§ **What the exercise asks**: Exactly the lines from the start of the data below through the line that contains "(7,13) rectangle (1060,548);" are to be copied, with pictures left out.
-*-
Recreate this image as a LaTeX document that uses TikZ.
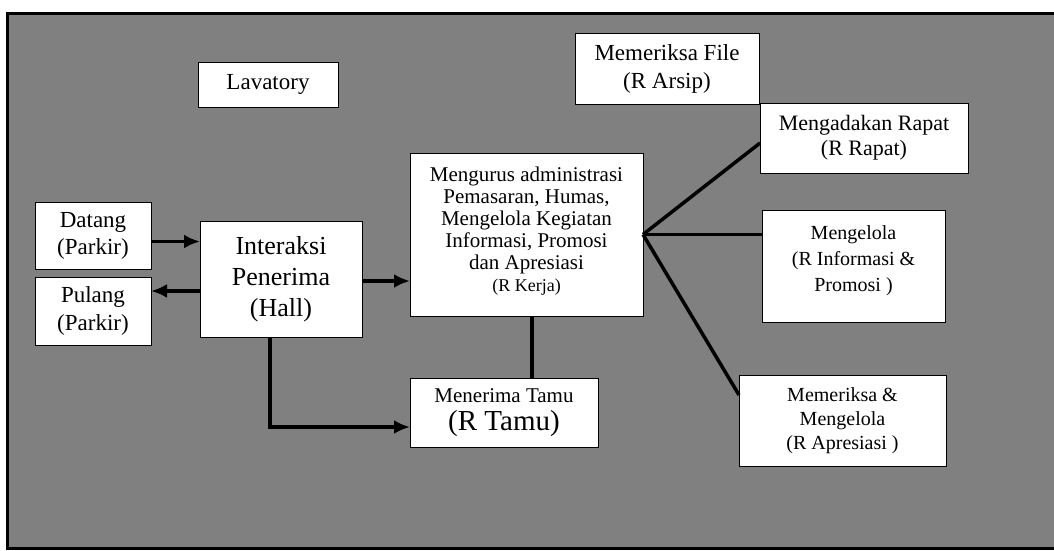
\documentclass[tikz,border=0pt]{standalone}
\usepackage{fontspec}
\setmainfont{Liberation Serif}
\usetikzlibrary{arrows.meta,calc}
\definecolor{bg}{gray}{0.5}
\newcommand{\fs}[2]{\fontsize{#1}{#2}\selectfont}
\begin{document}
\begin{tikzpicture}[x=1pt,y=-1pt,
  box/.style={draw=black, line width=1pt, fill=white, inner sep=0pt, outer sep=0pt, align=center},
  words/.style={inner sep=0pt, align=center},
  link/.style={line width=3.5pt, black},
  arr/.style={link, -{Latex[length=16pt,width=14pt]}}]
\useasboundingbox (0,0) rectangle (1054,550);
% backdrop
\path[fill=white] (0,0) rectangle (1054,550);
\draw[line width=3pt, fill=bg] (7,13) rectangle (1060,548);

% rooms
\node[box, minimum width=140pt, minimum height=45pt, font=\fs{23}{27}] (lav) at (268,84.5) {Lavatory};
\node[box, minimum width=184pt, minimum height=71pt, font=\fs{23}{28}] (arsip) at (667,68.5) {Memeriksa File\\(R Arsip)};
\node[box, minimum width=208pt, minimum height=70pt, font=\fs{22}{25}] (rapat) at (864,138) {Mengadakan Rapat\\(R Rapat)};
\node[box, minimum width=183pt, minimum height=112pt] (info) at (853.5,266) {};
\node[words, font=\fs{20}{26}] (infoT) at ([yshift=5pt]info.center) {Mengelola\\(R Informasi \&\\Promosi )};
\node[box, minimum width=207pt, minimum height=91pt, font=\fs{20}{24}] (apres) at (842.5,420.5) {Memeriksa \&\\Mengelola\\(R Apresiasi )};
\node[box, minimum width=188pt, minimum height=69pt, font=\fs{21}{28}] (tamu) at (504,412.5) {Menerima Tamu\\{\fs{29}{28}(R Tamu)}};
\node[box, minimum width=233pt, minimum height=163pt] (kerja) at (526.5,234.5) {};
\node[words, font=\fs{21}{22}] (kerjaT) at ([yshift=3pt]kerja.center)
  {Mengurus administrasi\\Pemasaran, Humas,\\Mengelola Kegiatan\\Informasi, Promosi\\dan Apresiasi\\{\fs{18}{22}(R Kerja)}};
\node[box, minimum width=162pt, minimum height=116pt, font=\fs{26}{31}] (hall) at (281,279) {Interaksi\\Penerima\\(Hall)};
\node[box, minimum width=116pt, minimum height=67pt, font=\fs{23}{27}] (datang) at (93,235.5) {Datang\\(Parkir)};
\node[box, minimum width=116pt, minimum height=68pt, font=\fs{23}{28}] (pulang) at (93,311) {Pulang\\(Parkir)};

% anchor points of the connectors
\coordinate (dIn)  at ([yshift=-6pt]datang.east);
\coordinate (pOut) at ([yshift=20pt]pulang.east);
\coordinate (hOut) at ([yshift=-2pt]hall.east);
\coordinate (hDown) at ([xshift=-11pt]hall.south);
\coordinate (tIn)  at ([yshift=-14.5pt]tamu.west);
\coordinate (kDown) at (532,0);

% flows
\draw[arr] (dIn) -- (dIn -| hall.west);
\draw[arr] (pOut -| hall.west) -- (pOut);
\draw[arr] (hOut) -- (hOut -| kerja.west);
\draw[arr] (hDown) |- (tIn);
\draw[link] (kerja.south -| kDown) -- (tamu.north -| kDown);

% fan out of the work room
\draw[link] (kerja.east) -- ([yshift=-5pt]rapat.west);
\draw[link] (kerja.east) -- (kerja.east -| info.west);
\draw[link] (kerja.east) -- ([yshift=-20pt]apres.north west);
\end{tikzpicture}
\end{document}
-*-
§ **Solution to the problem**:
Recreate this image as a LaTeX document that uses TikZ.
\documentclass[tikz,border=0pt]{standalone}
\usepackage{fontspec}
\setmainfont{Liberation Serif}
\usetikzlibrary{arrows.meta,calc}
\definecolor{bg}{gray}{0.5}
\newcommand{\fs}[2]{\fontsize{#1}{#2}\selectfont}
\begin{document}
\begin{tikzpicture}[x=1pt,y=-1pt,
  box/.style={draw=black, line width=1pt, fill=white, inner sep=0pt, outer sep=0pt, align=center},
  words/.style={inner sep=0pt, align=center},
  link/.style={line width=3.5pt, black},
  arr/.style={link, -{Latex[length=16pt,width=14pt]}}]
\useasboundingbox (0,0) rectangle (1054,550);
% backdrop
\path[fill=white] (0,0) rectangle (1054,550);
\draw[line width=3pt, fill=bg] (7,13) rectangle (1060,548);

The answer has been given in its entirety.